Le second point me concerne moi en tant qu’enseignante, mutante aussi. A quelles répercussions m’attendre ? Matériellement ce choix laissé aux étudiants représente un surcroit de travail. D’abord, je dois prévoir des documents sous des formats différents. Car les étudiants qui utilisent l’ordinateur rencontrent des difficultés à compléter des documents papier. Ils sont alors obligés de les scanner ou de les retaper. Quant aux « papivores », il me faut prévoir des lecteurs MP3 pour les formats audio. Ensuite, je dois aussi nommer et organiser clairement les fichiers que nous partageons afin que contenus et progression restent lisibles. Mais je constate également que les étudiants, s’ils veulent apporter leur contribution, doivent eux-aussi se soumettre à cette exigence de lisibilité et d’organisation à cause de l’usage collectif impliqué par la « dropbox ». Car on passe d’une logique de diffusion de contenus par l’enseignant à une logique de partage entre tous.

Comme quoi, la question des fournitures et donc des outils de travail est loin d’être anodine.

Mes résolutions pour cette nouvelle année scolaire.

Déconnecter, tel a été le maître mot des dernières vacances. M’asseoir sur la berge, me retirer du flux. Dégager des priorités.

J’ai donc émondé mon web afin d’en consolider le fût. Elaguer, c’est-à-dire : supprimer les doublons, réorganiser le pearltrees, en éliminer les pages non actualisées, sélectionner les articles. Discipliner aussi le nombre de comptes ouverts pour des services que je n’utilise pas. Délimiter le temps de l’internet, aussi.

Mais le plus ardu est de cibler des priorités.

La première, ce sont les élèves et les étudiants, la formation dont ils ont besoin pour entrer dans leur vie de demain autant professionnelle que personnelle.

La deuxième, c’est l’enseignement que je leur organise pour atteindre ce but.

La troisième, c’est la manière dont moi-même je me construis face au monde de demain qui, ne l’oublions pas, sera leur présent à eux.

J’ai donc fait des choix. Le premier, c’est de garder le blog de cours, de le nourrir et surtout de le faire évoluer, en fonction de l’expérience élève. Tout comme les entreprises intègrent dans leur démarche l’expérience client. Je veux construire, non pas un blog de prof pour les profs, mais un réel outil de travail pour les élèves. Cela impliquera nécessairement un approfondissement du dialogue avec eux, voire avec leurs familles.

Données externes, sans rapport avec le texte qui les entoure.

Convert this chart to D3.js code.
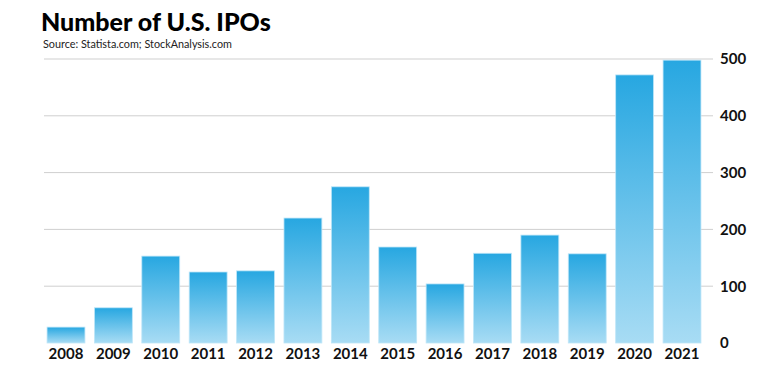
<!DOCTYPE html>
<html>
<head>
<meta charset="utf-8">
<script src="https://cdn.jsdelivr.net/npm/d3@7"></script>
<style>
  body { margin: 0; background: #fff; }
  text { font-family: "Lato", "Open Sans", sans-serif; }
</style>
</head>
<body>
<div id="chart"></div>
<script>
let years = ["2008","2009","2010","2011","2012","2013","2014","2015","2016","2017","2018","2019","2020","2021"];
let ipos = [28, 62, 153, 125, 127, 220, 275, 169, 104, 158, 190, 157, 472, 498];
let ticks = [0, 100, 200, 300, 400, 500];

let width = 772, height = 384;

let svg = d3.select("#chart")
    .append("svg")
    .attr("width", width)
    .attr("height", height);

let defs = svg.append("defs");
let grad = defs.append("linearGradient")
    .attr("id", "barGrad")
    .attr("x1", 0).attr("y1", 0).attr("x2", 0).attr("y2", 1);
grad.append("stop").attr("offset", "0%").attr("stop-color", "#27a7e1");
grad.append("stop").attr("offset", "100%").attr("stop-color", "#a8dcf4");

let x = d3.scaleBand()
    .domain(years)
    .range([42.3, 705.7])
    .paddingInner(0.2)
    .paddingOuter(0.1);

let y = d3.scaleLinear()
    .domain([0, 500])
    .range([343, 59]);

// gridlines
svg.append("g")
    .selectAll("line")
    .data(ticks.filter(d => d > 0))
    .enter().append("line")
    .attr("x1", 44)
    .attr("x2", 713)
    .attr("y1", d => y(d))
    .attr("y2", d => y(d))
    .attr("stroke", "#cfcfcf")
    .attr("stroke-width", 1);

// bars
svg.selectAll("rect.bar")
    .data(years)
    .enter().append("rect")
    .attr("class", "bar")
    .attr("x", d => x(d))
    .attr("y", (d, i) => y(ipos[i]))
    .attr("width", x.bandwidth())
    .attr("height", (d, i) => y(0) - y(ipos[i]))
    .attr("fill", "url(#barGrad)")
    .attr("stroke", "#bfe6f8")
    .attr("stroke-width", 0.8);

// right axis
let yAxis = svg.append("g")
    .attr("transform", "translate(720,0)")
    .call(d3.axisRight(y).tickValues(ticks).tickSize(0).tickPadding(0));
yAxis.select(".domain").remove();
yAxis.selectAll("text")
    .attr("text-anchor", "start")
    .style("font-size", "15px")
    .style("font-weight", "bold")
    .style("fill", "#111");

// bottom axis
let xAxis = svg.append("g")
    .attr("transform", "translate(0,348)")
    .call(d3.axisBottom(x).tickSize(0).tickPadding(0));
xAxis.select(".domain").remove();
xAxis.selectAll("text")
    .attr("dy", "0.71em")
    .style("font-size", "15px")
    .style("font-weight", "bold")
    .style("fill", "#111");

// title
svg.append("text")
    .attr("x", 41)
    .attr("y", 31)
    .text("Number of U.S. IPOs")
    .style("font-size", "25px")
    .style("font-weight", "900")
    .style("fill", "#000");

svg.append("text")
    .attr("x", 43)
    .attr("y", 48)
    .text("Source: Statista.com; StockAnalysis.com")
    .style("font-size", "10.8px")
    .style("fill", "#222");
</script>
</body>
</html>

Mon deuxième choix émane d’une demande des étudiants de prépa : se constituer une « dropbox », commune aux étudiants des deux années et à l’enseignante. Il s’agit pour eux d’abord de retrouver leurs cours facilement, ensuite de profiter des cours de l’autre niveau et enfin de pouvoir partager les informations qu’ils trouvent et qu’ils ont parfois du mal à évaluer. Ceci impliquera sans doute un rapport plus égalitaire avec les étudiants.

Mon troisième choix concerne ma formation personnelle. Moins surfer sur la vague de l’événementiel éducatif. Plonger davantage dans la recherche fondamentale, ses méthodes et ses canaux qu’elle soit française, canadienne, suisse, allemande ou anglophone. Parce que je suis convaincue que c’est ce qui me fait progresser le plus, que je veux le vérifier et le prouver.

Bref, deux axes se dessinent : une pratique plus horizontale avec une relation aux apprenants qui ne manquera pas d’évoluer et un choix affirmé pour les travaux de sciences de l’éducation.